Data block:

--- BEGIN ---

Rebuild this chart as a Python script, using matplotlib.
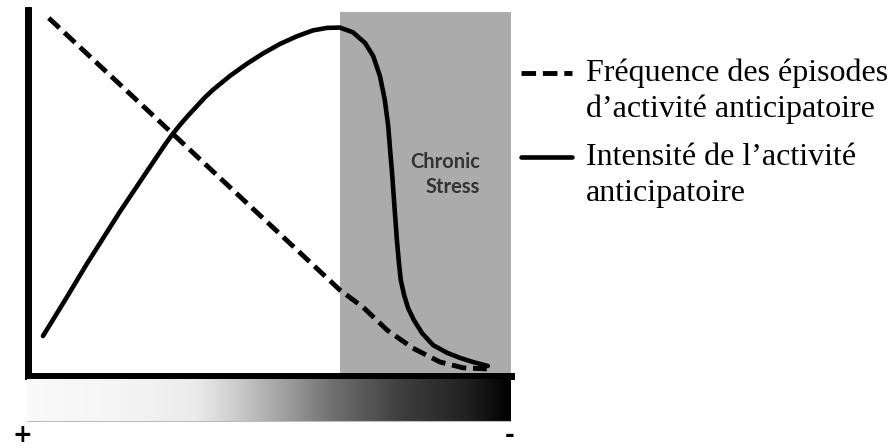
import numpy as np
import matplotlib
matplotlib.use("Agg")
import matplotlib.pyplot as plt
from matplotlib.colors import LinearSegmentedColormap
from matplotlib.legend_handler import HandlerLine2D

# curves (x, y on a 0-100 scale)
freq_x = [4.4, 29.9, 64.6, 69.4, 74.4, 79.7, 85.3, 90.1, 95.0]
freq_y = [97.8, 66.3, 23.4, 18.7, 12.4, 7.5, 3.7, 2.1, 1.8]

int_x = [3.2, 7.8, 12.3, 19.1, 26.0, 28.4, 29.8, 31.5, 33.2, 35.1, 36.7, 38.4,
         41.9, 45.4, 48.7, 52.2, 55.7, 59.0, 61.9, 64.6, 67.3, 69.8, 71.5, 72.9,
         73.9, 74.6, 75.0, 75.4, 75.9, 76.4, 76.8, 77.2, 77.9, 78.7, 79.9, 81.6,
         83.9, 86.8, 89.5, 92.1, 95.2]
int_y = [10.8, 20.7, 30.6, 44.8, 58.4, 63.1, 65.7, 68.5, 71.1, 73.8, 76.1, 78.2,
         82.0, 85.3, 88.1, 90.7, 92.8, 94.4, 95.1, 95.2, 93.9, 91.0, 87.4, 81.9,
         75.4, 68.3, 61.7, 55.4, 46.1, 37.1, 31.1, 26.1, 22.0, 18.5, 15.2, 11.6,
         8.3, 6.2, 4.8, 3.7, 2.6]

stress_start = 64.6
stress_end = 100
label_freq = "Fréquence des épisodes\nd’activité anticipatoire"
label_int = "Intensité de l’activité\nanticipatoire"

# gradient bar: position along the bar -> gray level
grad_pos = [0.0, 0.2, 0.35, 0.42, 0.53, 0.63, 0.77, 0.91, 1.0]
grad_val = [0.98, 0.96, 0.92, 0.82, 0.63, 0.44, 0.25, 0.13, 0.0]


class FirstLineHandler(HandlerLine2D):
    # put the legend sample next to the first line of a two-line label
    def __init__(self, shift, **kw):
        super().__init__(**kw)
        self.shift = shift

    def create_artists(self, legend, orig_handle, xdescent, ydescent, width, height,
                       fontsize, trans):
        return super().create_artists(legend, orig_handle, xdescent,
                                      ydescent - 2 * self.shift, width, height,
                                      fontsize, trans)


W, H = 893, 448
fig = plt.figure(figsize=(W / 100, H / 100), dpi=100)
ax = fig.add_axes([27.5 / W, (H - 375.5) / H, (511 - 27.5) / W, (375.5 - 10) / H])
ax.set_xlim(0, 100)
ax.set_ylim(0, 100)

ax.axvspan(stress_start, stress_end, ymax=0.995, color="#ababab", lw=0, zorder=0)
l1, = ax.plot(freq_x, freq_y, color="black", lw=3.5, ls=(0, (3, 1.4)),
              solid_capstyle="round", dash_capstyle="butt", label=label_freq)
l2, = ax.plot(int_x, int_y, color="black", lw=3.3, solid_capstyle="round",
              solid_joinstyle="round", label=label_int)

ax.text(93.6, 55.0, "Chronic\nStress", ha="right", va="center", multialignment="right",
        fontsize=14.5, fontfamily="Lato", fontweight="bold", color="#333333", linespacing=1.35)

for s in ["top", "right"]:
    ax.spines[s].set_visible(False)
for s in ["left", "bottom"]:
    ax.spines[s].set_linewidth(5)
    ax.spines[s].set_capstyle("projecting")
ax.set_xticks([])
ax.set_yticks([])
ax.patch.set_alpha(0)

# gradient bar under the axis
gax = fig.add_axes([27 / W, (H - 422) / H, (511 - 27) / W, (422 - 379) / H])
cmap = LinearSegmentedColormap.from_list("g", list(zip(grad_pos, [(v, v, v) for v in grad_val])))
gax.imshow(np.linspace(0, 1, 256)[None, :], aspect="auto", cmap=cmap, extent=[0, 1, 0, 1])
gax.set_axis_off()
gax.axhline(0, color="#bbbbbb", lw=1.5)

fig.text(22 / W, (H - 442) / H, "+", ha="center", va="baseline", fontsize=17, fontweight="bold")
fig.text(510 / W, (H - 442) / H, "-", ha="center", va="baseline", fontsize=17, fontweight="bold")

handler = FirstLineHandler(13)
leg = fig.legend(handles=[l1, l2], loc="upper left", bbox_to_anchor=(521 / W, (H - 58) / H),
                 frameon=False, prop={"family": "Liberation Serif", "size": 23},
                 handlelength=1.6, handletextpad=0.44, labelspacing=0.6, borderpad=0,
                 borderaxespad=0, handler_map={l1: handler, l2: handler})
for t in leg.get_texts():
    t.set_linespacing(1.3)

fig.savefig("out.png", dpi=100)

--- END ---

Goal of the exercise: Look at the listing and set down only the lines from its start through the line with "ax.set_ylim(0, 100)", word for word and without pictures.

Task response:
Rebuild this chart as a Python script, using matplotlib.
import numpy as np
import matplotlib
matplotlib.use("Agg")
import matplotlib.pyplot as plt
from matplotlib.colors import LinearSegmentedColormap
from matplotlib.legend_handler import HandlerLine2D

# curves (x, y on a 0-100 scale)
freq_x = [4.4, 29.9, 64.6, 69.4, 74.4, 79.7, 85.3, 90.1, 95.0]
freq_y = [97.8, 66.3, 23.4, 18.7, 12.4, 7.5, 3.7, 2.1, 1.8]

int_x = [3.2, 7.8, 12.3, 19.1, 26.0, 28.4, 29.8, 31.5, 33.2, 35.1, 36.7, 38.4,
         41.9, 45.4, 48.7, 52.2, 55.7, 59.0, 61.9, 64.6, 67.3, 69.8, 71.5, 72.9,
         73.9, 74.6, 75.0, 75.4, 75.9, 76.4, 76.8, 77.2, 77.9, 78.7, 79.9, 81.6,
         83.9, 86.8, 89.5, 92.1, 95.2]
int_y = [10.8, 20.7, 30.6, 44.8, 58.4, 63.1, 65.7, 68.5, 71.1, 73.8, 76.1, 78.2,
         82.0, 85.3, 88.1, 90.7, 92.8, 94.4, 95.1, 95.2, 93.9, 91.0, 87.4, 81.9,
         75.4, 68.3, 61.7, 55.4, 46.1, 37.1, 31.1, 26.1, 22.0, 18.5, 15.2, 11.6,
         8.3, 6.2, 4.8, 3.7, 2.6]

stress_start = 64.6
stress_end = 100
label_freq = "Fréquence des épisodes\nd’activité anticipatoire"
label_int = "Intensité de l’activité\nanticipatoire"

# gradient bar: position along the bar -> gray level
grad_pos = [0.0, 0.2, 0.35, 0.42, 0.53, 0.63, 0.77, 0.91, 1.0]
grad_val = [0.98, 0.96, 0.92, 0.82, 0.63, 0.44, 0.25, 0.13, 0.0]


class FirstLineHandler(HandlerLine2D):
    # put the legend sample next to the first line of a two-line label
    def __init__(self, shift, **kw):
        super().__init__(**kw)
        self.shift = shift

    def create_artists(self, legend, orig_handle, xdescent, ydescent, width, height,
                       fontsize, trans):
        return super().create_artists(legend, orig_handle, xdescent,
                                      ydescent - 2 * self.shift, width, height,
                                      fontsize, trans)


W, H = 893, 448
fig = plt.figure(figsize=(W / 100, H / 100), dpi=100)
ax = fig.add_axes([27.5 / W, (H - 375.5) / H, (511 - 27.5) / W, (375.5 - 10) / H])
ax.set_xlim(0, 100)
ax.set_ylim(0, 100)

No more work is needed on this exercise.